Parent-Directed Education

Family Academy comes alongside home-school parents, helping them be more effective and better teachers. Our Teacher Consultants offer a variety of services to assist the homeschooling family.

Teaching-a-Teen

Why Home-school (Parent Directed Education)

Research clearly shows that homeschooling works. Homeschooling leads to a better education, stronger family and a more well-rounded character:

Education Benefits:

Effective education and life’s best lessons takes place within the context of a good relationship with a person who carefully considers one’s thoughts and ideas… and responds to them with respect and dignity. The potential for those relationships is best found within the family. The curriculum can be tailored to the needs of the student rather than forcing the student through an academic assembly line.
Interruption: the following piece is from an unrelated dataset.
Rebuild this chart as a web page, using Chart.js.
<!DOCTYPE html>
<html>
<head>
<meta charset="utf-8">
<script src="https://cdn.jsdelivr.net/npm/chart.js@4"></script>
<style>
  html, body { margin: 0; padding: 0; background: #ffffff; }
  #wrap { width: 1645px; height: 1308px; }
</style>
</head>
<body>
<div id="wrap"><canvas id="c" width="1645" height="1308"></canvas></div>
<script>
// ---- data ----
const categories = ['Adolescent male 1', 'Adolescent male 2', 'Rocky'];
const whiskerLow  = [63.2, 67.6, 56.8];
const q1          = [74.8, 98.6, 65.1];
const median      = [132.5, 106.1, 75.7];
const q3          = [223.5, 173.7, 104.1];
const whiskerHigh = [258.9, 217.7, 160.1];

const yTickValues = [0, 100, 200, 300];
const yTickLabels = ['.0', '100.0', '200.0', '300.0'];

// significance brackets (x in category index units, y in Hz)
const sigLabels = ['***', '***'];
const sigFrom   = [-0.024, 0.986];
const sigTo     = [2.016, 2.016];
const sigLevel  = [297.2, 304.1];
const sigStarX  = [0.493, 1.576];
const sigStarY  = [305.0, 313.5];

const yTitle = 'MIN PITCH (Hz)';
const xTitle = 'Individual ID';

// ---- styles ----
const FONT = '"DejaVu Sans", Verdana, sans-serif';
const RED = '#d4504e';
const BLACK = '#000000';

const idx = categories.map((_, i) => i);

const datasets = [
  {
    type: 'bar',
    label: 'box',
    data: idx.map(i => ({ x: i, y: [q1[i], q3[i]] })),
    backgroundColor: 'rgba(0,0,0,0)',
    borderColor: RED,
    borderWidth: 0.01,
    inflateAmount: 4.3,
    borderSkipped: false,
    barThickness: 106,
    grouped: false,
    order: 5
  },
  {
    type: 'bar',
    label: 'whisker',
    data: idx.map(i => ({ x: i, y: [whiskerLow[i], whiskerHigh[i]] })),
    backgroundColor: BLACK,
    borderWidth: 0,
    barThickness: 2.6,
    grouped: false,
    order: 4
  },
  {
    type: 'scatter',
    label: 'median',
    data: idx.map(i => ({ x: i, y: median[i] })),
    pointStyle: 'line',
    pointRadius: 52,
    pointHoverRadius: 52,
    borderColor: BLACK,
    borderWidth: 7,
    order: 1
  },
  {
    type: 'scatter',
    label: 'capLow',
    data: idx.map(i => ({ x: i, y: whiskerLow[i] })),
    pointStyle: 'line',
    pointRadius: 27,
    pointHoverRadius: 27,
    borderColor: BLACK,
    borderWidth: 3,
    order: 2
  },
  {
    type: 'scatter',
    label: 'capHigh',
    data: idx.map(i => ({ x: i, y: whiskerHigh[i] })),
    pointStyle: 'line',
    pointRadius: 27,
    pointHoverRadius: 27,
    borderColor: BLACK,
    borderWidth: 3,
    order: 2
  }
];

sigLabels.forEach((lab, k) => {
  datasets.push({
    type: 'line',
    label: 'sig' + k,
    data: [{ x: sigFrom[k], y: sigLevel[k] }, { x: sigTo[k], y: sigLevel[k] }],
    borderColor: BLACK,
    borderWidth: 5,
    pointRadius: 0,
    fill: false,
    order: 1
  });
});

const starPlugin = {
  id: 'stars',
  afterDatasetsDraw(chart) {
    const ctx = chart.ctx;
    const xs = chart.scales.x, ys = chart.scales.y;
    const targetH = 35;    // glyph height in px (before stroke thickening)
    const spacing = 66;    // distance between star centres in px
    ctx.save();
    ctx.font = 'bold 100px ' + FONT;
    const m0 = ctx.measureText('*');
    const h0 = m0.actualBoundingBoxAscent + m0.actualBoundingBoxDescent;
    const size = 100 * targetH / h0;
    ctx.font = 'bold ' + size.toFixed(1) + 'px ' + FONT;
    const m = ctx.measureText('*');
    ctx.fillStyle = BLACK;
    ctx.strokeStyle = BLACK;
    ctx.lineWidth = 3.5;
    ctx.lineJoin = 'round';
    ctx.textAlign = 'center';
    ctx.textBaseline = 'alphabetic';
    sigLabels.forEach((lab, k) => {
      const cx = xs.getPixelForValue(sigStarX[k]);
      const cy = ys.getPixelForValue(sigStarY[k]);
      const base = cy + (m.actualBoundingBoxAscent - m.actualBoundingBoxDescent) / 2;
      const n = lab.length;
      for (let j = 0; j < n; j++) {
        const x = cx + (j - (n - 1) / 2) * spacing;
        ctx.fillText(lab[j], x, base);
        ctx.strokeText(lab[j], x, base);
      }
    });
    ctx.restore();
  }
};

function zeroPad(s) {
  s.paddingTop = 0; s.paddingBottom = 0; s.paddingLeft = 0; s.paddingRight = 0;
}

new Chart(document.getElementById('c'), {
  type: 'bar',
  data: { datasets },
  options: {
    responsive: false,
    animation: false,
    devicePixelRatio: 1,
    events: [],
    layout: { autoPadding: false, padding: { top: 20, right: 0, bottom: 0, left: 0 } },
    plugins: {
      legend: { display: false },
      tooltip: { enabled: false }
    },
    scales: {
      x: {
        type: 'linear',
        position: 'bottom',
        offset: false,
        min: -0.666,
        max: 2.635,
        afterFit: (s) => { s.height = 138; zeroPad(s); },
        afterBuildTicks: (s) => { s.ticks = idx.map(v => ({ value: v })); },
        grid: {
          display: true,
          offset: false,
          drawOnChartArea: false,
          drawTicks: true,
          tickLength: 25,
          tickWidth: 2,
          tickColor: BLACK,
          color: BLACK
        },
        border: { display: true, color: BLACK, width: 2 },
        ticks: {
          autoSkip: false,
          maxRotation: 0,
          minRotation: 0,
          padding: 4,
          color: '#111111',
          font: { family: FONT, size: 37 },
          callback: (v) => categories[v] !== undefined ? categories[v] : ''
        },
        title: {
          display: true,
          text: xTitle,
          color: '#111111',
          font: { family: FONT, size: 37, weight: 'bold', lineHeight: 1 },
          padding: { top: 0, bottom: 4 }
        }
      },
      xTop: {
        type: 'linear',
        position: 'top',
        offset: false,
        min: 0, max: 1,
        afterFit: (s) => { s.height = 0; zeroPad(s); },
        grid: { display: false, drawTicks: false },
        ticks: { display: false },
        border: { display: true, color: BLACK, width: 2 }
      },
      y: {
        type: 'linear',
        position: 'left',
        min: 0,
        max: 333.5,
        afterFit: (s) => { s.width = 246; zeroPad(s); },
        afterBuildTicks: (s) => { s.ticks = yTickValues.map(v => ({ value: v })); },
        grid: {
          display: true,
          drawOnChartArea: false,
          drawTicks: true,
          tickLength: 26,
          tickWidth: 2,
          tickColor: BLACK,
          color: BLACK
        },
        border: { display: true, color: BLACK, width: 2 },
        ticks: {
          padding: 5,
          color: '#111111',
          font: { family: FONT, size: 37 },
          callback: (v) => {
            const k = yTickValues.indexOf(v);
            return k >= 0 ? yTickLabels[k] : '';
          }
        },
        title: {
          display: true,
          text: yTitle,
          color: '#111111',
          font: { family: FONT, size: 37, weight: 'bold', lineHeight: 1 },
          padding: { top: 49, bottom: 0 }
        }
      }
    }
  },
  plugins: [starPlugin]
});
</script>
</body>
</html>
  • With one-on-one instruction, less time is wasted waiting for the others.
  • The family offers a more positive environment: spiritually, mentally, and physically.  Children learn responsibility and decision making.
  • Students have time to pursue and become excellent in their interests and passions.
  • As adolescents, students are capable of “owning” their education—it’s their responsibility.

Stronger Family:

Homeschooling helps family members relate to one another and thus draws the family closer together. Siblings develop more significant friendships with their brothers and sisters, and relate better to adults in general.

Learning to manage family-directed education, whether you have one child or multiple children, means the family must learn to problem solve, act on another’s behalf, focusing on the whole family’s needs.

Character building:

Homeschooling creates times of solitude missing in our overly-structured society. These times create space for the child to know himself separate from peer pressure.
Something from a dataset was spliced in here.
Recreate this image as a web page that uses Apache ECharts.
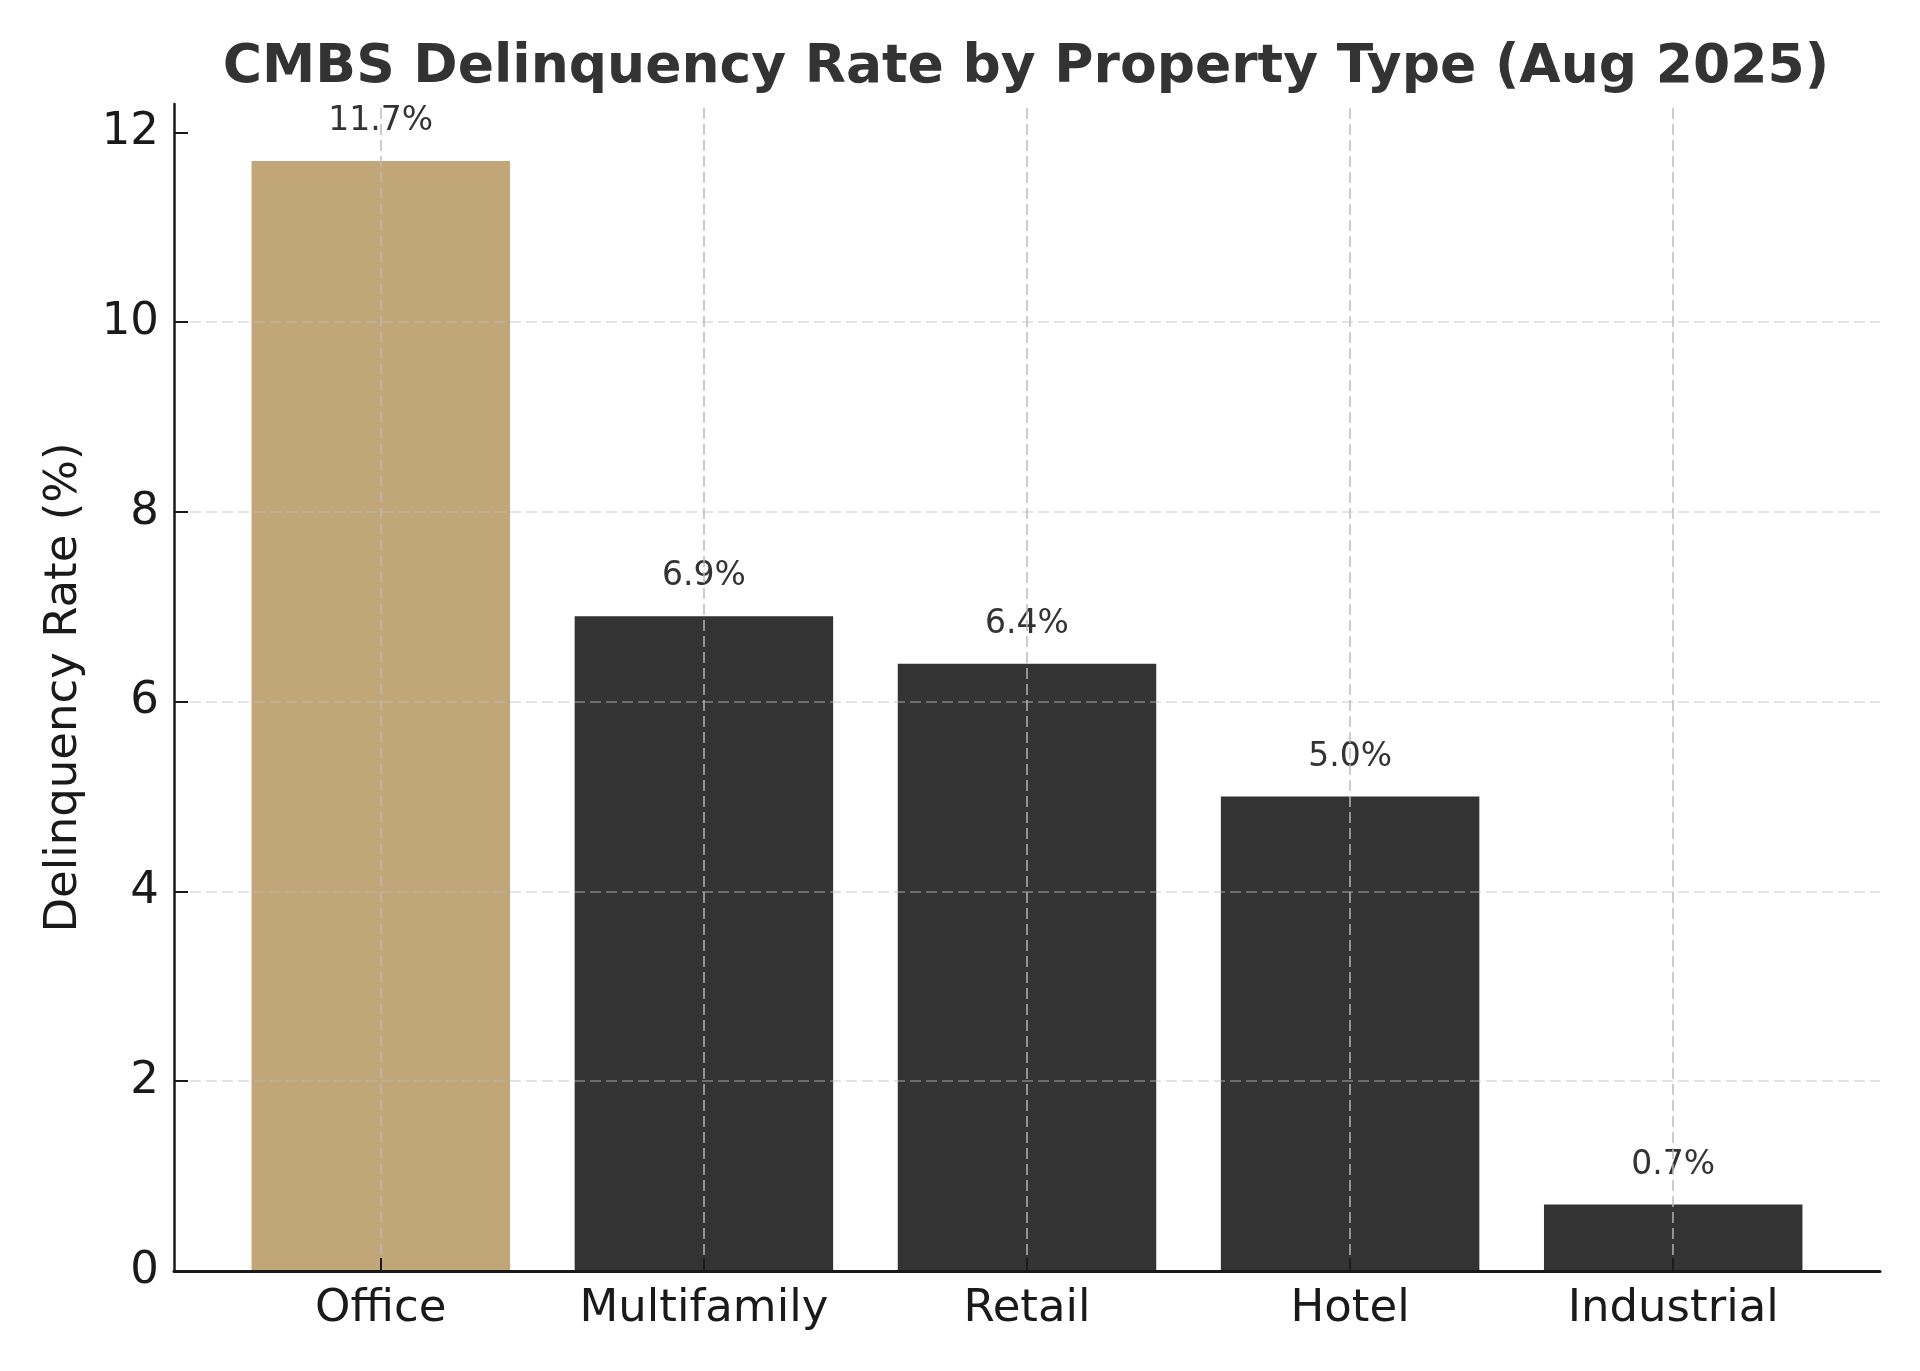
<!DOCTYPE html>
<html>
<head>
<meta charset="utf-8">
<title>CMBS Delinquency Rate by Property Type</title>
<script src="https://cdn.jsdelivr.net/npm/echarts@6/dist/echarts.min.js"></script>
<style>
  html, body { margin: 0; padding: 0; background: #ffffff; }
  #chart { width: 1920px; height: 1371px; }
</style>
</head>
<body>
<div id="chart"></div>
<script>
// data
const categories = ['Office', 'Multifamily', 'Retail', 'Hotel', 'Industrial'];
const rates = [11.7, 6.9, 6.4, 5.0, 0.7];
const highlight = 'Office';
const yTicks = [0, 2, 4, 6, 8, 10, 12];
const yMax = 12.3;

const FONT = 'DejaVu Sans';
const barColor = '#333333';
const highlightColor = '#c0a678';

const idx = categories.map((c, i) => i);

const chart = echarts.init(document.getElementById('chart'));

const option = {
    backgroundColor: '#ffffff',
    animation: false,
    title: {
        text: 'CMBS Delinquency Rate by Property Type (Aug 2025)',
        left: 1026,
        top: 41,
        textAlign: 'center',
        padding: 0,
        textStyle: {
            fontFamily: FONT,
            fontSize: 53.5,
            fontWeight: 'bold',
            color: '#333333'
        }
    },
    grid: {
        left: 174,
        right: 40,
        top: 104,
        bottom: 100
    },
    xAxis: {
        type: 'value',
        min: -0.64,
        max: categories.length - 1 + 0.64,
        z: 6,
        axisLine: {
            show: true,
            onZero: false,
            lineStyle: { color: '#1a1a1a', width: 3 }
        },
        axisTick: {
            show: true,
            inside: true,
            length: 13,
            customValues: idx,
            lineStyle: { color: '#1a1a1a', width: 2 }
        },
        axisLabel: {
            customValues: idx,
            margin: 16,
            fontFamily: FONT,
            fontSize: 45,
            color: '#1a1a1a',
            formatter: function (v) { return categories[v]; }
        },
        splitLine: { show: false }
    },
    yAxis: {
        type: 'value',
        min: 0,
        max: yMax,
        z: 3,
        name: 'Delinquency Rate (%)',
        nameLocation: 'middle',
        nameGap: 87,
        nameTextStyle: {
            fontFamily: FONT,
            fontSize: 45,
            color: '#1a1a1a'
        },
        axisLine: {
            show: true,
            onZero: false,
            lineStyle: { color: '#1a1a1a', width: 2.5 }
        },
        axisTick: {
            show: true,
            inside: true,
            length: 14,
            customValues: yTicks,
            lineStyle: { color: '#1a1a1a', width: 2 }
        },
        axisLabel: {
            customValues: yTicks,
            margin: 15,
            fontFamily: FONT,
            fontSize: 45,
            color: '#1a1a1a'
        },
        splitLine: {
            show: true,
            showMinLine: false,
            showMaxLine: false,
            lineStyle: { color: 'rgba(190,190,190,0.42)', width: 2, type: [11, 5] }
        }
    },
    series: [
        {
            type: 'bar',
            barWidth: '80%',
            data: rates.map((v, i) => ({
                value: [i, v],
                itemStyle: { color: categories[i] === highlight ? highlightColor : barColor }
            })),
            label: {
                show: true,
                position: 'top',
                distance: 23,
                fontFamily: FONT,
                fontSize: 33,
                color: '#333333',
                formatter: function (p) { return p.value[1].toFixed(1) + '%'; }
            },
            markLine: {
                silent: true,
                symbol: 'none',
                label: { show: false },
                z: 4,
                lineStyle: { color: 'rgba(185,185,185,0.72)', width: 2, type: [11, 5] },
                data: idx.map(i => ({ xAxis: i }))
            }
        }
    ]
};

chart.setOption(option);
</script>
</body>
</html>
True socialization is living by the Golden Rule: treat others the way you would want to be treated. Children learn this through frequent positive interactions with adult role models like their parents.

The social skills needed to succeed are in building meaningful relationships. (One family began homeschooling when their daughter’s Jr. High had seven suicides one semester. Not the kind of ‘socialization’ they wanted for their three students!)